Given instruction: Starting at the line that contains "Clone this chart in Apache ECharts." and stopping at the line that contains "const titleText = 'Approximations", transcribe every line of the material below exactly; pictures stay out.

(Entries with chart source code)

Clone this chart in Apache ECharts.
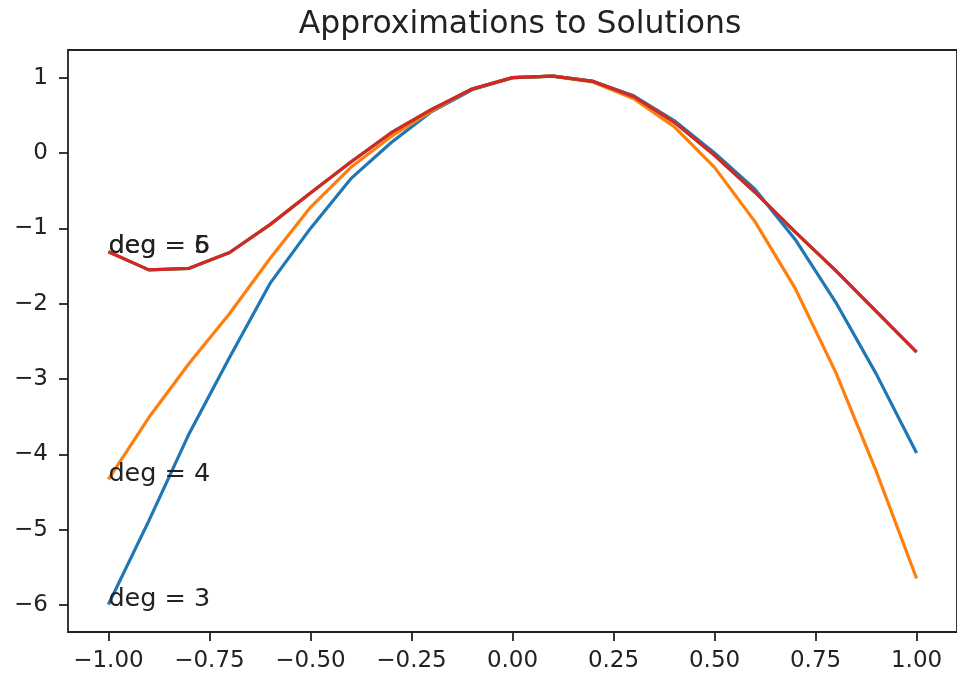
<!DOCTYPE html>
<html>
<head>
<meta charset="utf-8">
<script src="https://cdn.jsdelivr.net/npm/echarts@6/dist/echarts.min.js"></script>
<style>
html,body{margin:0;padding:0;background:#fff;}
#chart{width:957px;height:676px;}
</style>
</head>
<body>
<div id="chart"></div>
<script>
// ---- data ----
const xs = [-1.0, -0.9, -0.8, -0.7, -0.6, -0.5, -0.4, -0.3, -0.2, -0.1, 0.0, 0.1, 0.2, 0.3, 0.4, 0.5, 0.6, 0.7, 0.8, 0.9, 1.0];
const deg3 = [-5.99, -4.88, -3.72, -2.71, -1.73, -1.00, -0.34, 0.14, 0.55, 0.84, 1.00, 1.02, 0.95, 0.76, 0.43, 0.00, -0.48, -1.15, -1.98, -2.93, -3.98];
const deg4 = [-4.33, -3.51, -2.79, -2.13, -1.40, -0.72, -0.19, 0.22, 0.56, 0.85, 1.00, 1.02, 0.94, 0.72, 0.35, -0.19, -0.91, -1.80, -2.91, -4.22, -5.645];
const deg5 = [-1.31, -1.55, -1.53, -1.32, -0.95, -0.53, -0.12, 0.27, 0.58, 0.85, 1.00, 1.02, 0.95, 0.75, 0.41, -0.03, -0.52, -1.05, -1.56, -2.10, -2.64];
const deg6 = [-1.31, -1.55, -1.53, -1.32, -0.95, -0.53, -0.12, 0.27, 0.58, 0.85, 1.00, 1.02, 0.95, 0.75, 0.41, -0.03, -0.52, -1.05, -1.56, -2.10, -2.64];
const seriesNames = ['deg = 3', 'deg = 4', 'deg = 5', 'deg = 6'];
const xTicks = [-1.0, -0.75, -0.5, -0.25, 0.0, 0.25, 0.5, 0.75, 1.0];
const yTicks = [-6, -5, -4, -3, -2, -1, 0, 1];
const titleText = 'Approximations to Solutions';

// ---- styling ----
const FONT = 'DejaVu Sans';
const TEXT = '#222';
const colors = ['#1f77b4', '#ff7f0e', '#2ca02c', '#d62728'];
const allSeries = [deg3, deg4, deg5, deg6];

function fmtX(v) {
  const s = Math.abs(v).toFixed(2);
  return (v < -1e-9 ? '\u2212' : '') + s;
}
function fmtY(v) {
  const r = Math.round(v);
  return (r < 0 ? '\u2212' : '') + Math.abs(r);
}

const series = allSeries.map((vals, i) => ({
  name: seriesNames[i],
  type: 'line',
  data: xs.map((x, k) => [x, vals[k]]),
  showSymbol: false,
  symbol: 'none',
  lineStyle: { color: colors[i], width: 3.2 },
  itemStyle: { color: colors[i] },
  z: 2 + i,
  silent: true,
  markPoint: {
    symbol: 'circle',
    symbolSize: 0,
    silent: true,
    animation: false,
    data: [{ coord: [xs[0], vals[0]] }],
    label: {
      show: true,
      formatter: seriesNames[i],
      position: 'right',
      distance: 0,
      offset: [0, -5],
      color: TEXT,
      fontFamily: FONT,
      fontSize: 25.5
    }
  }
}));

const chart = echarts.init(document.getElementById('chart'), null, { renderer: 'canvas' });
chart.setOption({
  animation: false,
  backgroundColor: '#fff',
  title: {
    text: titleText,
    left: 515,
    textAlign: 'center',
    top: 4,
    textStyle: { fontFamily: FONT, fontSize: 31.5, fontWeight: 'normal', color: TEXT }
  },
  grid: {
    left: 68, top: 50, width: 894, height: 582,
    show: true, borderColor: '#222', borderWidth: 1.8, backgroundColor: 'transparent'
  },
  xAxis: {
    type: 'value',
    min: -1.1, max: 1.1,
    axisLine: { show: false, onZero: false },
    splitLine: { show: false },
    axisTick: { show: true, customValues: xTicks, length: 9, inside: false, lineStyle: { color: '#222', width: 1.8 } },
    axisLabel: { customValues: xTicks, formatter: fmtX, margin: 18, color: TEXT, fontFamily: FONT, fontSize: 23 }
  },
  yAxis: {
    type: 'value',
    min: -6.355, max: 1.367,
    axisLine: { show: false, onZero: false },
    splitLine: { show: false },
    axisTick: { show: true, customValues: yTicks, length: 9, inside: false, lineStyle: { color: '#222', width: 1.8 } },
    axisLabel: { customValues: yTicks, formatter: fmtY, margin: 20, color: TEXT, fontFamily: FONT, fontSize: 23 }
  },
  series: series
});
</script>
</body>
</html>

...

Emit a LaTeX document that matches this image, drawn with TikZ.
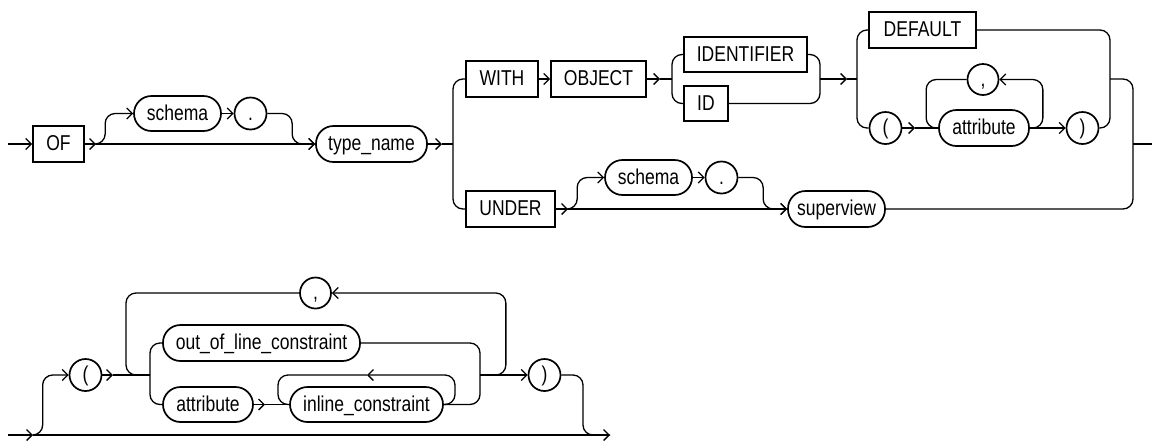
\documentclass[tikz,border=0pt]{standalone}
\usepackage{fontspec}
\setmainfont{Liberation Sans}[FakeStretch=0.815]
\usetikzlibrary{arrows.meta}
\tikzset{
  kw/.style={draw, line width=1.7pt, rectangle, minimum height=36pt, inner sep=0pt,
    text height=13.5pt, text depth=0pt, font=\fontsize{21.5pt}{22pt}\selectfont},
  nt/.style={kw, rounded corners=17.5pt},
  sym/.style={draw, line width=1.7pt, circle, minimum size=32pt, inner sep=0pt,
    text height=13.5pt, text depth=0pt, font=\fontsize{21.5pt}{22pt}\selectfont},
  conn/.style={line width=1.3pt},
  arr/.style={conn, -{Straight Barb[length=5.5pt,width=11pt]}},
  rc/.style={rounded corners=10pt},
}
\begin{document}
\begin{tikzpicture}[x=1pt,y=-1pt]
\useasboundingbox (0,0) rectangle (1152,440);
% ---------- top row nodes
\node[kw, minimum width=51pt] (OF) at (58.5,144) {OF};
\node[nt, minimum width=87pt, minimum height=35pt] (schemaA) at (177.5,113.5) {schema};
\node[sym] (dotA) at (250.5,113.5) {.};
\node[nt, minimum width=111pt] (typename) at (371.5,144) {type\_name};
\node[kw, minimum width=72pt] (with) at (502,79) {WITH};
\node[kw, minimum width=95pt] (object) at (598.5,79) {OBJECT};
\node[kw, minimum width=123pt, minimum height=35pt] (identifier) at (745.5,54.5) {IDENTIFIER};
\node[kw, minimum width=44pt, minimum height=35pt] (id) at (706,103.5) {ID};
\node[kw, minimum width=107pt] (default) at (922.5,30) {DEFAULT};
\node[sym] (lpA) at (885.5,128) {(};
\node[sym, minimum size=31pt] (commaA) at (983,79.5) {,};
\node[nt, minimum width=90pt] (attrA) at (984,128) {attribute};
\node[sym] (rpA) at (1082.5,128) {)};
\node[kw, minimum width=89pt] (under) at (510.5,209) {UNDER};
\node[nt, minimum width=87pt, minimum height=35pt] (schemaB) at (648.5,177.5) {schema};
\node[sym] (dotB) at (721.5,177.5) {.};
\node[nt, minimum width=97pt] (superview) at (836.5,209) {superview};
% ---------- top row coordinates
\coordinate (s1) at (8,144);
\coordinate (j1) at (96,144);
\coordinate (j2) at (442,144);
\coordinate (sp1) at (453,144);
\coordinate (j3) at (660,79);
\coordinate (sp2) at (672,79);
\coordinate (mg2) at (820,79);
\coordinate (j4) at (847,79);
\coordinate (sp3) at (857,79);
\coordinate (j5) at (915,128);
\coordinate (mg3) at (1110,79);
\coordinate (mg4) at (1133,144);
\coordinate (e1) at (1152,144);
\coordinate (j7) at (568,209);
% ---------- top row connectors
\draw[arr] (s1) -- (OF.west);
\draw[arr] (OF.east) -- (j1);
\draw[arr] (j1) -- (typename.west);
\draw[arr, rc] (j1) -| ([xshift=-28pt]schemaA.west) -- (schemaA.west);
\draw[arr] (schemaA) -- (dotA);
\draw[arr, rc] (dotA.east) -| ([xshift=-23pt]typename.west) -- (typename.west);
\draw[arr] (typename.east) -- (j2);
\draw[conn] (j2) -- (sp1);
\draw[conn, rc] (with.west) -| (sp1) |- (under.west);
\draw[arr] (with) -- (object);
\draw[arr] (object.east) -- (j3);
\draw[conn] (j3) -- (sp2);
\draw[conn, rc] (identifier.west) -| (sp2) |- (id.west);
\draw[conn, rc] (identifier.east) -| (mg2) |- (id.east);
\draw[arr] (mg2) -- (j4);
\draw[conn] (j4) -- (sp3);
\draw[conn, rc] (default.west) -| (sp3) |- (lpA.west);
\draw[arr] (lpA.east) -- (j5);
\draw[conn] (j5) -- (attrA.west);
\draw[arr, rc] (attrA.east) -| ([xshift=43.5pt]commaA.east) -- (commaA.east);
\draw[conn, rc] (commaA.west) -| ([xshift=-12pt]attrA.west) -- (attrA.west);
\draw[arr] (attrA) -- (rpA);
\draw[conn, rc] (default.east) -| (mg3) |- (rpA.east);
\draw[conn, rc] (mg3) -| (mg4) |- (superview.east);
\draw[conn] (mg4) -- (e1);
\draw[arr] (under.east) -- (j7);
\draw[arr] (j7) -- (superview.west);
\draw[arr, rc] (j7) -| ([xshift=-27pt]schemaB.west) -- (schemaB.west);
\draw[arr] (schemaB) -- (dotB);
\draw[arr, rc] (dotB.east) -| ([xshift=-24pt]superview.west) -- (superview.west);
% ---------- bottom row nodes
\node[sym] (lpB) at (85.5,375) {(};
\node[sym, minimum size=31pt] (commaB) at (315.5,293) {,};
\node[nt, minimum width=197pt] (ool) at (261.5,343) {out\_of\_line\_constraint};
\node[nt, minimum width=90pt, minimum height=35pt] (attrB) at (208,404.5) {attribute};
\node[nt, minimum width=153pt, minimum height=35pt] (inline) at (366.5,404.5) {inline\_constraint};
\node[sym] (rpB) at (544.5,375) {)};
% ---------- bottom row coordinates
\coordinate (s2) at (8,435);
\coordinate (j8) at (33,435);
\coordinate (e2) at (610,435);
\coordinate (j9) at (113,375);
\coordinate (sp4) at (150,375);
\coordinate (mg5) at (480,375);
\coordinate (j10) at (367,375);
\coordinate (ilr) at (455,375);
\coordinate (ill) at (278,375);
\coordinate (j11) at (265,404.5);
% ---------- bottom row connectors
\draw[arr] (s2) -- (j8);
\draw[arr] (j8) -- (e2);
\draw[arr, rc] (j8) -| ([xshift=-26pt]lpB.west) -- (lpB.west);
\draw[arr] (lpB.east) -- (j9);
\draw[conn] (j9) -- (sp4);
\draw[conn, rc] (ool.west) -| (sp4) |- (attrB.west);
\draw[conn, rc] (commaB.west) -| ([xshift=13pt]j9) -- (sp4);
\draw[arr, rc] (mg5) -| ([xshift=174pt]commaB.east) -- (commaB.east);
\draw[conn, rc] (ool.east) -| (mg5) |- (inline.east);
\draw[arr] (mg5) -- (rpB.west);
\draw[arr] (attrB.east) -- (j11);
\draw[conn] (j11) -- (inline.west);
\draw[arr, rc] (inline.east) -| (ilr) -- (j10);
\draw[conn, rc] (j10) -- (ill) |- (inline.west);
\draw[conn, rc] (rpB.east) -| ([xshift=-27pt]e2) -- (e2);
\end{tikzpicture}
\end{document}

Response for this exercise:
Clone this chart in Apache ECharts.
<!DOCTYPE html>
<html>
<head>
<meta charset="utf-8">
<script src="https://cdn.jsdelivr.net/npm/echarts@6/dist/echarts.min.js"></script>
<style>
html,body{margin:0;padding:0;background:#fff;}
#chart{width:957px;height:676px;}
</style>
</head>
<body>
<div id="chart"></div>
<script>
// ---- data ----
const xs = [-1.0, -0.9, -0.8, -0.7, -0.6, -0.5, -0.4, -0.3, -0.2, -0.1, 0.0, 0.1, 0.2, 0.3, 0.4, 0.5, 0.6, 0.7, 0.8, 0.9, 1.0];
const deg3 = [-5.99, -4.88, -3.72, -2.71, -1.73, -1.00, -0.34, 0.14, 0.55, 0.84, 1.00, 1.02, 0.95, 0.76, 0.43, 0.00, -0.48, -1.15, -1.98, -2.93, -3.98];
const deg4 = [-4.33, -3.51, -2.79, -2.13, -1.40, -0.72, -0.19, 0.22, 0.56, 0.85, 1.00, 1.02, 0.94, 0.72, 0.35, -0.19, -0.91, -1.80, -2.91, -4.22, -5.645];
const deg5 = [-1.31, -1.55, -1.53, -1.32, -0.95, -0.53, -0.12, 0.27, 0.58, 0.85, 1.00, 1.02, 0.95, 0.75, 0.41, -0.03, -0.52, -1.05, -1.56, -2.10, -2.64];
const deg6 = [-1.31, -1.55, -1.53, -1.32, -0.95, -0.53, -0.12, 0.27, 0.58, 0.85, 1.00, 1.02, 0.95, 0.75, 0.41, -0.03, -0.52, -1.05, -1.56, -2.10, -2.64];
const seriesNames = ['deg = 3', 'deg = 4', 'deg = 5', 'deg = 6'];
const xTicks = [-1.0, -0.75, -0.5, -0.25, 0.0, 0.25, 0.5, 0.75, 1.0];
const yTicks = [-6, -5, -4, -3, -2, -1, 0, 1];
const titleText = 'Approximations to Solutions';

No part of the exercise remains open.